Renault’s family-focused Austral resets automaker’s compact SUV offerings – Automotive News Europe

PARIS — The Austral is Renault’s second launch in the crucial compact SUV segment in the past year, after CEO Luca de Meo prioritized a shift away from small vehicles to larger, more profitable cars.

The Austral, which goes on sale in September, will replace the slow-selling Kadjar as a family-oriented SUV in Renault’s lineup. It will complement the coupe-styled Arkana — a profitable success since its launch last spring aimed at “lifestyle” buyers.

Like the Arkana, the Austral will be offered only with gasoline engines coupled with mild- and full-hybrid systems, but there will not be a full-electric variant. 

Renault will launch a full-electric compact crossover next year to follow the Megane E-Tech Electric compact hatchback this year.

The Austral is the first Renault vehicle built on the third generation of the Renault-Nissan Alliance’s CMF-CD platform. It will be built in Renault’s factory in Palencia, Spain, which has produced the Kadjar since its 2015 launch.

A sibling model from Nissan, the third-generation Qashqai, was launched in early 2021.

Renault says the compact SUV segment represents about 25 percent of all vehicles sold in Europe. Many automakers now have at least two models in the segment.

Last year, Kadjar sales fell by 48 percent to 32,948 units in a segment dominated by the VW Tiguan (161,308 units), followed by the Hyundai Tucson (149,786) and the Peugeot 3008 (140,568), figures from Dataforce show. 

In its first year of sales in Europe, the South Korean-built Arkana found 41,362 buyers – and de Meo says it is already one of Renault’s most-profitable models.

To win customers to the Austral, Renault points to its “athletic” design, almost a square meter of displays, optional four-wheel steering and interior space flexibility.

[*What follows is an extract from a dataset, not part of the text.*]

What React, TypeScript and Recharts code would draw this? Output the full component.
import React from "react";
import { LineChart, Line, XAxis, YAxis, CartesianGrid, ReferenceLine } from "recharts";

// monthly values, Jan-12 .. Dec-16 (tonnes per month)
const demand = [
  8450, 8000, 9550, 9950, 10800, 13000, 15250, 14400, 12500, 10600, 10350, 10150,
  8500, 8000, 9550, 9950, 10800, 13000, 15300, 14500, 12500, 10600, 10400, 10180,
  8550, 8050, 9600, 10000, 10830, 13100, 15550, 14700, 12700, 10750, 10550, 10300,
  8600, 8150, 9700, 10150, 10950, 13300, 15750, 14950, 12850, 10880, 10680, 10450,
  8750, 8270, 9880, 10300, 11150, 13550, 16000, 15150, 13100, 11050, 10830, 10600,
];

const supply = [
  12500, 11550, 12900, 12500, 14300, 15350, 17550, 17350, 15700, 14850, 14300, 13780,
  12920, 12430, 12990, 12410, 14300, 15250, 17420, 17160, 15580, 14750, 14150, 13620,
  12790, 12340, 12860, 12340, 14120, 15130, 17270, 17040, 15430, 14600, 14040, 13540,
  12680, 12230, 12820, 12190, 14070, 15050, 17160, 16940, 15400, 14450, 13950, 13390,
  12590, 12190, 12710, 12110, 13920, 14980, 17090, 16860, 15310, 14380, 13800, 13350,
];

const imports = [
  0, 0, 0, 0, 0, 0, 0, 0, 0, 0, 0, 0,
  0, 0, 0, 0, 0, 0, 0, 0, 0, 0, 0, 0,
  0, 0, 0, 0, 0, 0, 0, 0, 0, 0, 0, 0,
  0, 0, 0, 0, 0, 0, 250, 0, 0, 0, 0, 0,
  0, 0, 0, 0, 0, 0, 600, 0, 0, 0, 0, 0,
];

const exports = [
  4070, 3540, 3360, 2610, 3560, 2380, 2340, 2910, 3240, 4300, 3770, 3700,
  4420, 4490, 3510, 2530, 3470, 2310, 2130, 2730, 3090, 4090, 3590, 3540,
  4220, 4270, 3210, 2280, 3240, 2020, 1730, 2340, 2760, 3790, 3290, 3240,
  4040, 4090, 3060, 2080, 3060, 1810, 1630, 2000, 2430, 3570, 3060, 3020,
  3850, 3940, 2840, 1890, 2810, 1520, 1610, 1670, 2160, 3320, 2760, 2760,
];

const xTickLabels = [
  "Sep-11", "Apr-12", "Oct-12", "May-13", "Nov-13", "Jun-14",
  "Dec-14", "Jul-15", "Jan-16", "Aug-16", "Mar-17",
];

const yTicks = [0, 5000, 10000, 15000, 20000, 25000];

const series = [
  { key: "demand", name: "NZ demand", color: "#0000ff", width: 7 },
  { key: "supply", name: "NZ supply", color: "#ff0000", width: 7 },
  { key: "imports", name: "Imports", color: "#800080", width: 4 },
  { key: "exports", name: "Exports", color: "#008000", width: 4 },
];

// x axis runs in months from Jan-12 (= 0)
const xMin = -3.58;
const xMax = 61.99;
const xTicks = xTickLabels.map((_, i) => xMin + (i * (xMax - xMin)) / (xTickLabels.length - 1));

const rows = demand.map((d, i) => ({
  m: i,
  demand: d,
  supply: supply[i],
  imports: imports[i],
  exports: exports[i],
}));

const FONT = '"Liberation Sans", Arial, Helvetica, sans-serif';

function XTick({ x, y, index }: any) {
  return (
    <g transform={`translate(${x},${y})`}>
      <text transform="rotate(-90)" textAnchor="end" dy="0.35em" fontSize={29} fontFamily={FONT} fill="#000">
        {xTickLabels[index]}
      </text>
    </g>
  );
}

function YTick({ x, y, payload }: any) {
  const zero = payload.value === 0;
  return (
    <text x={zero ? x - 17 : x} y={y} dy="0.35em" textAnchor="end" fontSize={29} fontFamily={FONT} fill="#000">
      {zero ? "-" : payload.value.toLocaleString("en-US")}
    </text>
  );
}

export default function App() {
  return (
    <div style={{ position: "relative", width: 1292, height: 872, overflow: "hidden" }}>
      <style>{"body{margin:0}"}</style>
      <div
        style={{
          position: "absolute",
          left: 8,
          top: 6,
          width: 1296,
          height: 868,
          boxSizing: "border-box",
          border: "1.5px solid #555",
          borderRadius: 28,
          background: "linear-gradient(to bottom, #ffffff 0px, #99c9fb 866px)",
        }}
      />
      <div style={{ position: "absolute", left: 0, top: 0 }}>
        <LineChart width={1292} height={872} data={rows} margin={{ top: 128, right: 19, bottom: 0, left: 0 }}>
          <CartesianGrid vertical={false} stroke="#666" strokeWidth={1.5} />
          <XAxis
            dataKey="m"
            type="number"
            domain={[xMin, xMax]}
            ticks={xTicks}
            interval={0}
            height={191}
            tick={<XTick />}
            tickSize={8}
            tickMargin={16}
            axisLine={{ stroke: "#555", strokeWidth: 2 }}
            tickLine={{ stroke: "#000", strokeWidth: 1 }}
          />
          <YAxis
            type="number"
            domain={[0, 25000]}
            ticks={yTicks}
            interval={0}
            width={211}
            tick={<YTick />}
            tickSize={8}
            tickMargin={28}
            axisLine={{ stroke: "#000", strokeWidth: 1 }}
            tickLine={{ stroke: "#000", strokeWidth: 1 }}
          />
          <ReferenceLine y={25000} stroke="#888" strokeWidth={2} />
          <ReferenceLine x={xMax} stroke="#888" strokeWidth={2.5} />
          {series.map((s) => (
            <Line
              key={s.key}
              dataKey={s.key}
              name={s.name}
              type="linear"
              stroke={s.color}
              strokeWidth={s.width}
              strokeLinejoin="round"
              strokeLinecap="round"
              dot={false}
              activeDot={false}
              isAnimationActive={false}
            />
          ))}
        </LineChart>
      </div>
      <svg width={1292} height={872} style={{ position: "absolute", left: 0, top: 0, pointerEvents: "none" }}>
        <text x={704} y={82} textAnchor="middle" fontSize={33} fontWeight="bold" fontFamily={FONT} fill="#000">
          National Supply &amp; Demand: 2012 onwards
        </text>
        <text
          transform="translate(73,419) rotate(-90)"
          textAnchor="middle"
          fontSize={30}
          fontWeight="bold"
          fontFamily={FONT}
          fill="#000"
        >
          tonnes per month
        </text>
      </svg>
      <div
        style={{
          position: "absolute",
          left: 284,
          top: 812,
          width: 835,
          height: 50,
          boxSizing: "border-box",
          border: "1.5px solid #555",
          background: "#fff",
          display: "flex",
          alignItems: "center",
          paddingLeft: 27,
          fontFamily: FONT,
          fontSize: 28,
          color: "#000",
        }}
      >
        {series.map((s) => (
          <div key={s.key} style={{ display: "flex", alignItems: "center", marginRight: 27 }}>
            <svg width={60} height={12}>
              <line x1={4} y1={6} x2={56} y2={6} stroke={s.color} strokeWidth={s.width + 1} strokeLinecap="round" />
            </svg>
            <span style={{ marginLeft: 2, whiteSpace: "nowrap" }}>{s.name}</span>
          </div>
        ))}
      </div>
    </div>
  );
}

“We wanted to give a dynamic look to the Austral, both outside and inside, but also transmit a sense of safety and robustness, crucial for a family car,” said Agneta Dahlgren, the head of design for compact models at Renault.

Inside, the Austral uses Renault’s OpenR screen arrangement, which features a 12.3-inch digital instrument panel and an optional 12-inch central touch screen in an upside-down L-shape, separated only by a thin, vertical air vent. A 9.3-inch head-up display makes its debut on the Austral, creating what Renault says is nearly one square meter of display areas.

The OpenR screens use tempered glass that is highly resistant to scratches, bumps and harsh cleaning. They also have anti-fingerprint and anti-glare coatings.

The Austral comes standard with Google services and applications, based on the Android Automotive operating system first used on the Megane E-Tech Electric. 

To increase interior flexibility, the Austral can be equipped with a 2/3–1/3 split-folding rear seat, with each section able to slide back and forth more than 16 cm (6.3 inches) to maximize legroom or cargo capacity. 

Full-hybrid versions of the Austral are available with Renault’s third generation of four-wheel steering, which it calls 4Control Advanced, an Aisin-built system that increases stability and agility. 

At low speeds, the rear wheels turn in the opposite direction to the front wheels, with a maximum steering angle of 5 degrees compared with 3.5 degrees from earlier versions. The creates a turning circle of 10.1 meters, similar to that of minicars, Renault says.

At speeds over 50 kph (31 mph), the rear wheels can also turn up to 1 degree in the same direction as the front wheels to increase stability.

The Austral offers only electrified gasoline engines.

Base models have a 1.3 liter four-cylinder engine with a 12-volt mild hybrid system, available with 140 or 160 hp, with CO2 emissions on the WLTP cycle starting at 126 grams per km. The same engine is available in the Nissan Qashqai.

A new 1.2 liter three-cylinder engine – basically a long-stroke version of Renault’s 1.0 liter engine used in smaller vehicles – is offered with a 48-volt mild-hybrid lithium-ion battery and starter, with emissions from 123 g/km. Renault says this option is a replacement for diesel models.

The same engine is the basis of a full-hybrid E-Tech version, with 160 or 200 hp, with emissions starting at 106 g/km.

In the future, de Meo said, the 1.2 liter engine will form the basis of most of Renault’s non-EV offerings, with hybrid power levels of up to 300 hp.